Not all mortgages are lawful. Several types of mortgages are banned/void: those that do not describe/identify the mortgaged property; all-property mortgages; mortgages that are greater than the debtor’s liabilities under the credit contract; future-property mortgages; continuing credit mortgages, third-party mortgages; and mortgages over essential household property, employees’ salaries and tools used to earn an income.
The definition of a mortgage in the National Credit Code (NCC) is wide (s 204(1) NCC). In practice, a borrower under a mortgage agreement will nominate property that may be taken and sold by the lender if the borrower does not repay the money loaned.

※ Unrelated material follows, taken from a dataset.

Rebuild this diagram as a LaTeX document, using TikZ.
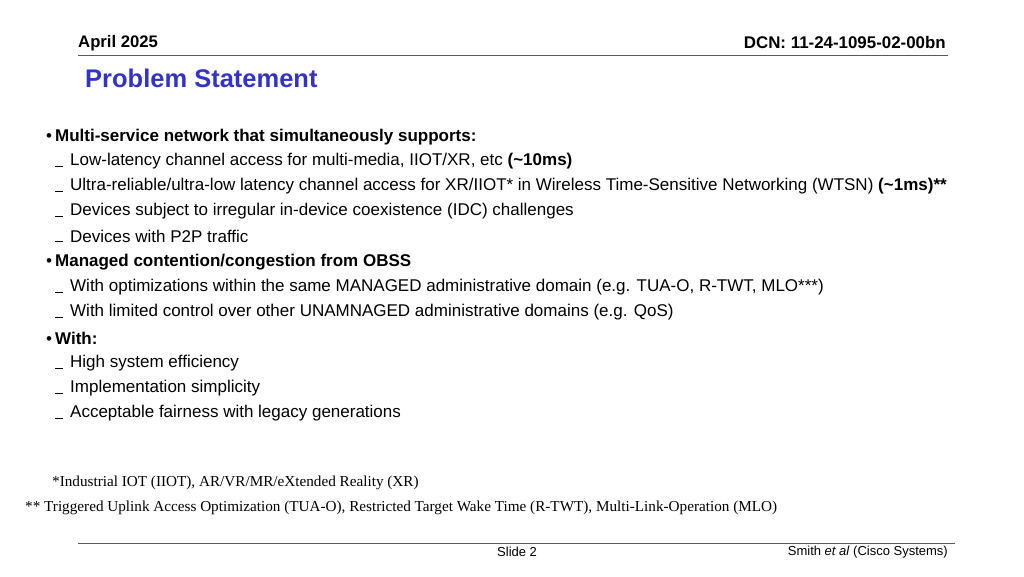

Typically, credit providers require a mortgage over residential property as a condition of providing a home loan, or a mortgage over a car for a car loan. However, not all mortgages are lawful. As well as banning certain types of mortgages, the NCC can provide relief from “unjust” mortgages (defined in s 76 NCC). (See “Unjust contracts”.)

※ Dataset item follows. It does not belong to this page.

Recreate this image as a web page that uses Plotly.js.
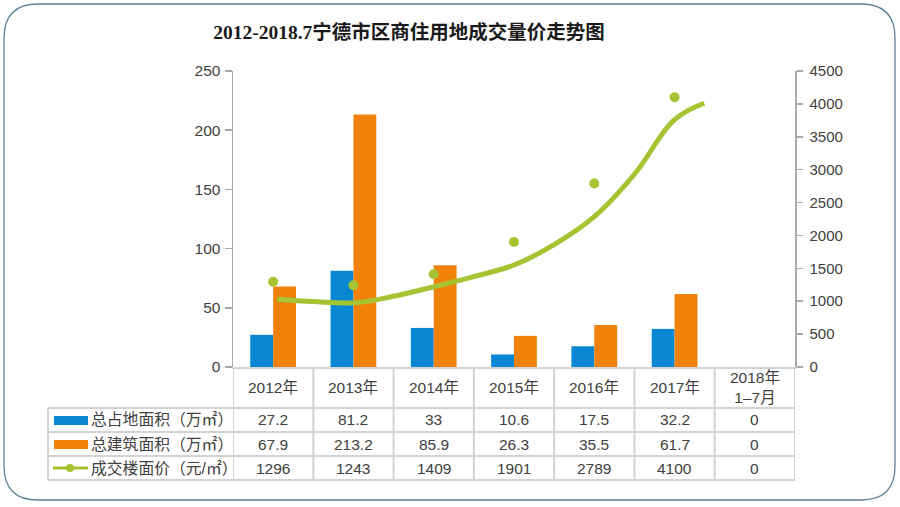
<!DOCTYPE html>
<html>
<head>
<meta charset="utf-8">
<script src="https://cdn.plot.ly/plotly-3.0.1.min.js"></script>
<style>
html,body{margin:0;padding:0;background:#fff;}
#chart{width:900px;height:507px;}
</style>
</head>
<body>
<div id="chart"></div>
<script>
// ---- data ----
var categories = ["2012年", "2013年", "2014年", "2015年", "2016年", "2017年", "2018年<br>1–7月"];
var landArea = [27.2, 81.2, 33, 10.6, 17.5, 32.2, 0];       // 总占地面积（万㎡）
var buildArea = [67.9, 213.2, 85.9, 26.3, 35.5, 61.7, 0];   // 总建筑面积（万㎡）
var price = [1296, 1243, 1409, 1901, 2789, 4100, 0];        // 成交楼面价（元/㎡）
var seriesNames = ["总占地面积（万㎡）", "总建筑面积（万㎡）", "成交楼面价（元/㎡）"];
// trend line (category index position, value)
var trendPos = [0.05, 0.5, 1, 1.5, 2, 2.5, 3, 3.5, 4, 4.5, 5, 5.37];
var trendVal = [1030, 995, 975, 1075, 1220, 1375, 1550, 1860, 2285, 2930, 3760, 4010];
var leftTicks = [0, 50, 100, 150, 200, 250];
var rightTicks = [0, 500, 1000, 1500, 2000, 2500, 3000, 3500, 4000, 4500];

// ---- styling ----
var BLUE = "#0a87d2", ORANGE = "#f0820c", GREEN = "#a6c431";
var GRID = "#d3d3d3", AXIS = "#a9a9a9", TXT = "#404040";
var FONT = "Liberation Sans, Noto Sans CJK SC, sans-serif";
var L = 233, R = 795, T = 71, B = 367;
function px(xp){ return (xp - L) / (R - L); }
function py(yp){ return (B - yp) / (B - T); }

var priceX = [], priceY = [];
for (var i = 0; i < price.length; i++) { if (price[i] > 0) { priceX.push(categories[i]); priceY.push(price[i]); } }

var traces = [
  {type: "bar", x: categories, y: landArea, name: seriesNames[0], marker: {color: BLUE}, hoverinfo: "y"},
  {type: "bar", x: categories, y: buildArea, name: seriesNames[1], marker: {color: ORANGE}, hoverinfo: "y"},
  {type: "scatter", mode: "lines", x: trendPos, y: trendVal, xaxis: "x2", yaxis: "y2",
   line: {color: GREEN, width: 5, shape: "spline", smoothing: 1.1}, hoverinfo: "skip"},
  {type: "scatter", mode: "markers", x: priceX, y: priceY, yaxis: "y2", name: seriesNames[2],
   marker: {color: GREEN, size: 10}}
];

var shapes = [];
var annotations = [];
// outer rounded frame
(function(){
  var x0 = 4, x1 = 895, y0 = 4, y1 = 500, r = 34;
  var p = "M " + px(x0 + r) + "," + py(y0) +
    " L " + px(x1 - r) + "," + py(y0) +
    " Q " + px(x1) + "," + py(y0) + " " + px(x1) + "," + py(y0 + r) +
    " L " + px(x1) + "," + py(y1 - r) +
    " Q " + px(x1) + "," + py(y1) + " " + px(x1 - r) + "," + py(y1) +
    " L " + px(x0 + r) + "," + py(y1) +
    " Q " + px(x0) + "," + py(y1) + " " + px(x0) + "," + py(y1 - r) +
    " L " + px(x0) + "," + py(y0 + r) +
    " Q " + px(x0) + "," + py(y0) + " " + px(x0 + r) + "," + py(y0) + " Z";
  shapes.push({type: "path", xref: "paper", yref: "paper", path: p,
    line: {color: "#5f8397", width: 1.3}, layer: "below"});
})();

// table grid
var rowLines = [408, 432, 456, 480];
rowLines.forEach(function(y){
  shapes.push({type: "line", xref: "paper", yref: "paper", x0: px(48), x1: px(R), y0: py(y), y1: py(y),
    line: {color: GRID, width: 2}});
});
for (var c = 0; c <= categories.length; c++) {
  shapes.push({type: "line", xref: "x", yref: "paper", x0: c - 0.5, x1: c - 0.5, y0: py(367), y1: py(480),
    line: {color: GRID, width: 2}});
}
shapes.push({type: "line", xref: "paper", yref: "paper", x0: px(48), x1: px(48), y0: py(408), y1: py(480),
  line: {color: GRID, width: 2}});

// header row (categories)
categories.forEach(function(cat, i){
  annotations.push({xref: "x", yref: "paper", x: i, y: py(387), text: cat, showarrow: false,
    font: {family: FONT, size: 15.5, color: TXT}, yanchor: "middle", xanchor: "center"});
});
// value rows
var rows = [landArea, buildArea, price];
var rowY = [420, 444, 468];
rows.forEach(function(arr, r){
  arr.forEach(function(v, i){
    annotations.push({xref: "x", yref: "paper", x: i, y: py(rowY[r]), text: String(v), showarrow: false,
      font: {family: FONT, size: 15.5, color: TXT}, yanchor: "middle", xanchor: "center"});
  });
  annotations.push({xref: "paper", yref: "paper", x: px(89), y: py(rowY[r]), text: seriesNames[r], showarrow: false,
    font: {family: FONT, size: 15.8, color: TXT}, yanchor: "middle", xanchor: "left"});
});
// legend keys
shapes.push({type: "rect", xref: "paper", yref: "paper", x0: px(54), x1: px(88), y0: py(416), y1: py(425),
  fillcolor: BLUE, line: {width: 0}});
shapes.push({type: "rect", xref: "paper", yref: "paper", x0: px(54), x1: px(88), y0: py(440), y1: py(449),
  fillcolor: ORANGE, line: {width: 0}});
shapes.push({type: "line", xref: "paper", yref: "paper", x0: px(53), x1: px(88), y0: py(468), y1: py(468),
  line: {color: GREEN, width: 3}});
shapes.push({type: "circle", xref: "paper", yref: "paper", x0: px(66), x1: px(74), y0: py(464), y1: py(472),
  fillcolor: GREEN, line: {width: 0}});

var layout = {
  width: 900, height: 507,
  margin: {l: L, r: 900 - R, t: T, b: 507 - B, pad: 0},
  paper_bgcolor: "#ffffff", plot_bgcolor: "rgba(0,0,0,0)",
  title: {text: "2012-2018.7宁德市区商住用地成交量价走势图", x: 409 / 900, xanchor: "center", y: 1 - 32 / 507, yanchor: "middle",
    font: {family: "Liberation Serif, Noto Sans CJK SC, serif", size: 19.5, color: "#1a1a1a", weight: "bold"}},
  showlegend: false,
  barmode: "group", bargap: 0.43, bargroupgap: 0,
  xaxis: {type: "category", showticklabels: false, ticks: "", showgrid: false, zeroline: false,
    showline: true, linecolor: GRID, linewidth: 2, range: [-0.5, 6.5], fixedrange: true},
  xaxis2: {overlaying: "x", range: [-0.5, 6.5], visible: false, fixedrange: true},
  yaxis: {range: [0, 250], tickvals: leftTicks, ticks: "outside", ticklen: 7, tickwidth: 1.5, tickcolor: AXIS,
    showline: true, linecolor: AXIS, linewidth: 1.5, showgrid: false, zeroline: false,
    tickfont: {family: FONT, size: 15.5, color: TXT}, ticklabelstandoff: 1},
  yaxis2: {overlaying: "y", side: "right", range: [0, 4500], tickvals: rightTicks, ticks: "outside", ticklen: 6,
    tickwidth: 1.5, tickcolor: AXIS, showline: true, linecolor: AXIS, linewidth: 1.5, showgrid: false, zeroline: false,
    tickfont: {family: FONT, size: 15, color: TXT}, ticklabelstandoff: 4},
  shapes: shapes,
  annotations: annotations
};

Plotly.newPlot("chart", traces, layout, {displayModeBar: false, staticPlot: true});
</script>
</body>
</html>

A mortgage is void to the extent that it secures an amount exceeding the sum of the debtor’s liabilities under the credit contract and any reasonable enforcement expenses associated with the mortgage (s 49(1) NCC). Similarly, a mortgage is void to the extent that it seeks to secure an amount in excess of the guarantor’s liability under the guarantee and any reasonable enforcement expenses of the mortgage (s 49(2) NCC) (see “Guarantees”).
A mortgage that does not describe or identify the property that is subject to the mortgage is void (s 44(1) NCC). A provision in the mortgage that charges all the property of the mortgagor (i.e. an all-property mortgage) is also void (s 44(2) NCC).
A provision in a mortgage that allows the credit provider to create a mortgage over property that will or may be acquired by the mortgagor after the mortgage is entered into is void (s 45(1) NCC). However, this does not apply to provisions in a mortgage where:
•the property to be acquired will be obtained wholly or partly with the credit provided under the credit contract secured by the mortgage (s 45(2)(a) NCC);
•the mortgage relates to property that is described or identified in the mortgage (s 45(2)(b) NCC); or
•the mortgage relates to goods that will be obtained as a replacement for, or as additions or accessories to, other goods that are subject to the mortgage (s 45(2)(c) NCC).
A mortgage cannot have the effect of securing goods supplied from time to time under a continuing credit contract, unless those goods are specifically identified (s 46 NCC).
Mortgages that cover all debt owed by a debtor to the credit provider are allowed under the NCC, provided certain requirements are met (s 47 NCC).
Credit providers are prohibited from entering into a mortgage to secure obligations under a credit contract unless the mortgagor is a debtor under the contract or a guarantor under a related guarantee (“a third-party mortgage”) (s 48(1)–(2) NCC).
A third-party mortgage is unenforceable (s 48(3) NCC). A party to the mortgage may apply to a court for an order that the credit provider discharge the mortgage (s 48(4) NCC).
For contracts entered into after 1 July 2010, section 50 of the NCC prohibits mortgages over essential household property, as defined in section 116(2)(b)(i) of the Bankruptcy Act 1966 (Cth) and regulation 6.03 of the Bankruptcy Regulations 1996 (Cth) (for a list of protected items, see “Warrant to seize property” in Are you in debt?). The exceptions to this rule are:
•where the mortgagee supplied the goods to the mortgagor as part of the mortgagee’s supply business (s 50(2)(a) NCC); and
•where the mortgagee is a linked credit provider of the person who supplied the goods to the mortgagor (s 50(2)(b) NCC).
Section 50 also prohibits mortgages over:
•employees’ remuneration (s 50(1) NCC); and
•tools used to earn an income if they do not have a total value greater than the relevant limit worked out under regulation 6.03B(2) Bankruptcy Regulations 1996 (Cth) ($3,650 from 22 April 2015) (s 50(5) NCC; item 3(4) sch 1 National Consumer Credit Protection (Transitional and Consequential Provisions) Act 2009 (“Transitional Act”)).